All crypts only really up and running a month or so but I've had some for a long time. Wendtii will grow much taller in lower lighting. Usteriana on the other hand grows straight up in either. Balansae grows nice and tall in low light also.









Sent from my Pixel XL using Tapatalk


----------



## BettaBettas (Aug 21, 2016)

The natural way to tell your PAR, Crypt wendtii


----------



## Special_K (Oct 21, 2016)

Is this big enough for you? :wink2:


----------



## Special_K (Oct 21, 2016)

Here are some tips growing big Crypts like this:

1. Easy species. Start with C.wendtii, C.balansae, C.spiralis, etc. 
2. Thick substrate bed with good amount of nutrition. You want the Crypts to develop a strong root system. I use 3 to 4 inches of Eco-Complete with root tabs every 1.5 inches.
3. Trim the roots before planting. Trim the root, leave about 1 inch before planting. They will grow back. If you don't trim, old roots will die and rot in substrate and cause more trouble.
4. Medium light, CO2, water change, the normal stuff.
5. low flow rate. Left side of my tank has strong current because of filter return. Same Crypt plants grow to about only 4 inches. 
6. Melting is normal. That's what Crypts do to adapt to the changing environment. Remove the rotting leaves promptly. They are perfect algae beds. 
7. That's about it.

My C.balansae can grow to about 2 feet long.
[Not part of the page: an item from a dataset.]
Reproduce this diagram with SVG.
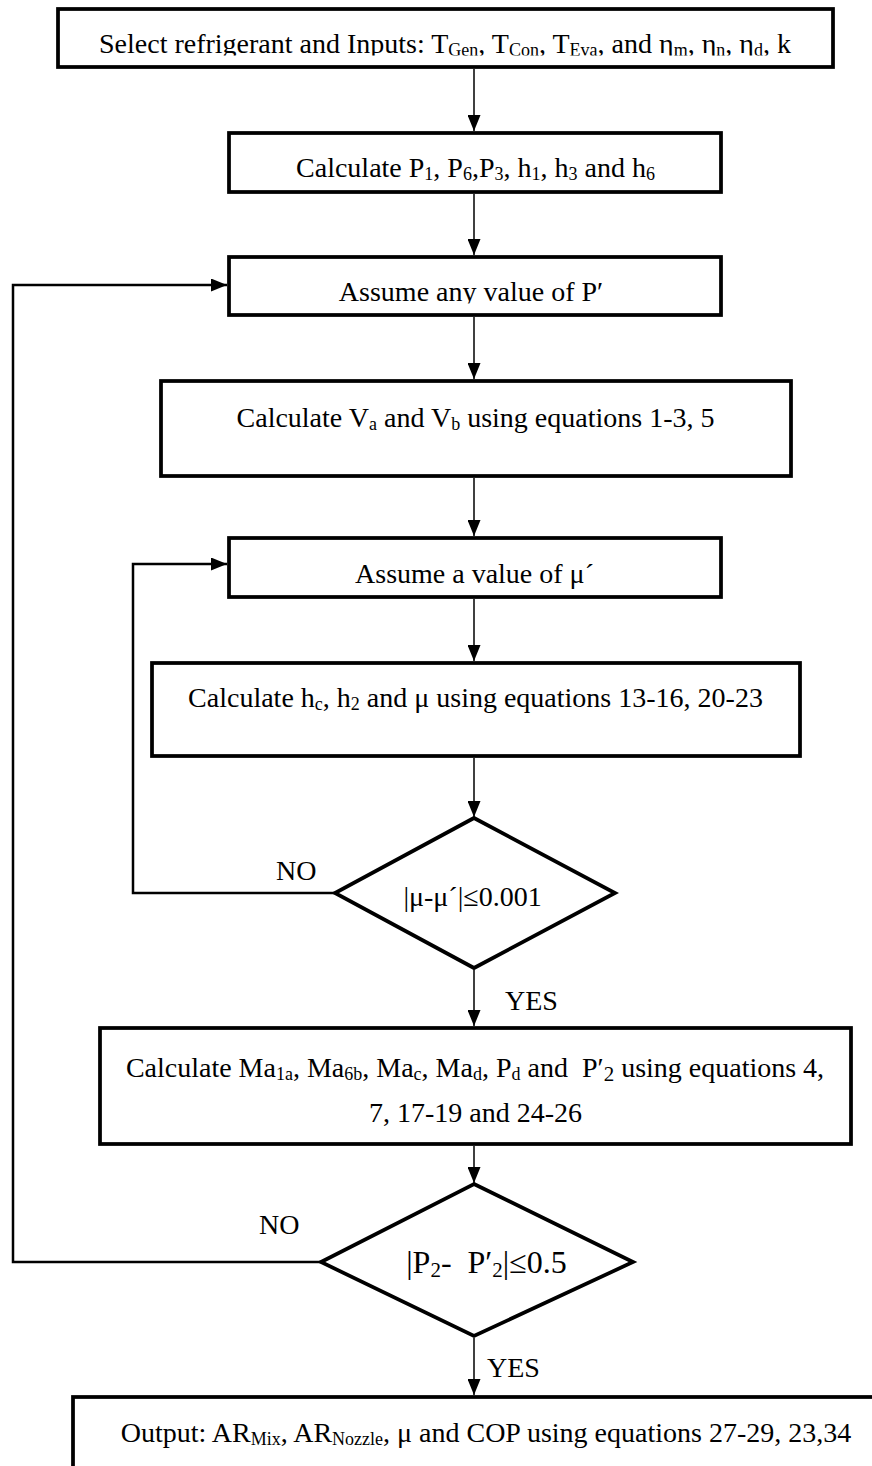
<svg xmlns="http://www.w3.org/2000/svg" width="872" height="1466" viewBox="0 0 872 1466">
<style>
.box{fill:#fff;stroke:#000;stroke-width:3.75}
.t{font-family:"Liberation Serif","Times New Roman",serif;font-size:28px;fill:#000;text-anchor:middle}
.l{text-anchor:start}
.s{font-size:18px}
.conn{stroke:#000;stroke-width:1.5;fill:none}
.loop{stroke:#000;stroke-width:2.5;fill:none}
</style>
<defs>
<marker id="ah" markerWidth="16" markerHeight="13" refX="16" refY="6.5" orient="auto" markerUnits="userSpaceOnUse"><path d="M0,0 L16,6.5 L0,13 z" fill="#000"/></marker>
<clipPath id="c1"><rect x="60" y="11" width="771" height="44.5"/></clipPath>
<clipPath id="c3"><rect x="231" y="259" width="488" height="44.5"/></clipPath>
</defs>
<rect width="872" height="1466" fill="#fff"/>
<g id="connectors">
<path class="conn" d="M474,69 V131" marker-end="url(#ah)"/>
<path class="conn" d="M474,194 V255" marker-end="url(#ah)"/>
<path class="conn" d="M474,317 V379" marker-end="url(#ah)"/>
<path class="conn" d="M474,478 V536" marker-end="url(#ah)"/>
<path class="conn" d="M474,599 V661" marker-end="url(#ah)"/>
<path class="conn" d="M474,758 V817" marker-end="url(#ah)"/>
<path class="conn" d="M474,970 V1026" marker-end="url(#ah)"/>
<path class="conn" d="M474,1146 V1183" marker-end="url(#ah)"/>
<path class="conn" d="M474,1338 V1395" marker-end="url(#ah)"/>
<path class="loop" d="M335,893 H133 V564 H227" marker-end="url(#ah)"/>
<path class="loop" d="M321,1262 H13 V285 H227" marker-end="url(#ah)"/>
<text class="t l" x="276" y="880">NO</text>
<text class="t l" x="505" y="1010">YES</text>
<text class="t l" x="259" y="1234">NO</text>
<text class="t l" x="487" y="1377">YES</text>
</g>
<g id="n1">
<rect class="box" x="58" y="9" width="775" height="58"/>
<g clip-path="url(#c1)"><text class="t" x="445" y="52.5">Select refrigerant and Inputs: T<tspan class="s" dy="3">Gen</tspan><tspan dy="-3">, T</tspan><tspan class="s" dy="3">Con</tspan><tspan dy="-3">, T</tspan><tspan class="s" dy="3">Eva</tspan><tspan dy="-3">, and η</tspan><tspan class="s" dy="3">m</tspan><tspan dy="-3">, η</tspan><tspan class="s" dy="3">n</tspan><tspan dy="-3">, η</tspan><tspan class="s" dy="3">d</tspan><tspan dy="-3">, k</tspan></text></g>
</g>
<g id="n2">
<rect class="box" x="229" y="133" width="492" height="59"/>
<text class="t" x="475.5" y="177">Calculate P<tspan class="s" dy="3">1</tspan><tspan dy="-3">, P</tspan><tspan class="s" dy="3">6</tspan><tspan dy="-3">,P</tspan><tspan class="s" dy="3">3</tspan><tspan dy="-3">, h</tspan><tspan class="s" dy="3">1</tspan><tspan dy="-3">, h</tspan><tspan class="s" dy="3">3</tspan><tspan dy="-3"> and h</tspan><tspan class="s" dy="3">6</tspan></text>
</g>
<g id="n3">
<rect class="box" x="229" y="257" width="492" height="58"/>
<g clip-path="url(#c3)"><text class="t" x="471" y="301">Assume any value of P′</text></g>
</g>
<g id="n4">
<rect class="box" x="161" y="381" width="630" height="95"/>
<text class="t" x="475.5" y="427">Calculate V<tspan class="s" dy="3">a</tspan><tspan dy="-3"> and V</tspan><tspan class="s" dy="3">b</tspan><tspan dy="-3"> using equations 1-3, 5</tspan></text>
</g>
<g id="n5">
<rect class="box" x="229" y="538" width="492" height="59"/>
<text class="t" x="474.5" y="583">Assume a value of μ´</text>
</g>
<g id="n6">
<rect class="box" x="152" y="663" width="648" height="93"/>
<text class="t" x="475.5" y="707">Calculate h<tspan class="s" dy="3">c</tspan><tspan dy="-3">, h</tspan><tspan class="s" dy="3">2</tspan><tspan dy="-3"> and μ using equations 13-16, 20-23</tspan></text>
</g>
<g id="n7">
<polygon class="box" points="474,818 615,893 474,968 335,893"/>
<text class="t" x="472.5" y="906">|μ-μ´|≤0.001</text>
</g>
<g id="n8">
<rect class="box" x="100" y="1028" width="751" height="116"/>
<text class="t" x="475" y="1077" xml:space="preserve">Calculate Ma<tspan class="s" dy="3">1a</tspan><tspan dy="-3">, Ma</tspan><tspan class="s" dy="3">6b</tspan><tspan dy="-3">, Ma</tspan><tspan class="s" dy="3">c</tspan><tspan dy="-3">, Ma</tspan><tspan class="s" dy="3">d</tspan><tspan dy="-3">, P</tspan><tspan class="s" dy="3">d</tspan><tspan dy="-3"> and  P′</tspan><tspan style="font-size:21px" dy="4">2</tspan><tspan dy="-4"> using equations 4,</tspan></text>
<text class="t" x="475.5" y="1122">7, 17-19 and 24-26</text>
</g>
<g id="n9">
<polygon class="box" points="474,1184 633,1262 474,1336 321,1262"/>
<text class="t" x="486.5" y="1273" style="font-size:32px" xml:space="preserve">|P<tspan style="font-size:21px" dy="4">2</tspan><tspan dy="-4">-  P′</tspan><tspan style="font-size:21px" dy="4">2</tspan><tspan dy="-4">|≤0.5</tspan></text>
</g>
<g id="n10">
<rect class="box" x="73" y="1397" width="830" height="100"/>
<text class="t" x="486" y="1442">Output: AR<tspan class="s" dy="3">Mix</tspan><tspan dy="-3">, AR</tspan><tspan class="s" dy="3">Nozzle</tspan><tspan dy="-3">, μ and COP using equations 27-29, 23,34</tspan></text>
</g>
</svg>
Pretty crazy stuff.

But, you are fairly warned: a mother plant this size eventually will require you to make a tough call. If you keep it in there, it will gradually take over the whole tank and your fishes will have no room to swim. If you pull it, because all the plants are linked at the roots, you will destroy the whole aqua-scape. You already saw what I did. 

Happy Crypting!


----------



## Riona (May 11, 2014)

Thank you all  Now to set up a bigger tank again so I can try some of these ideas out!


----------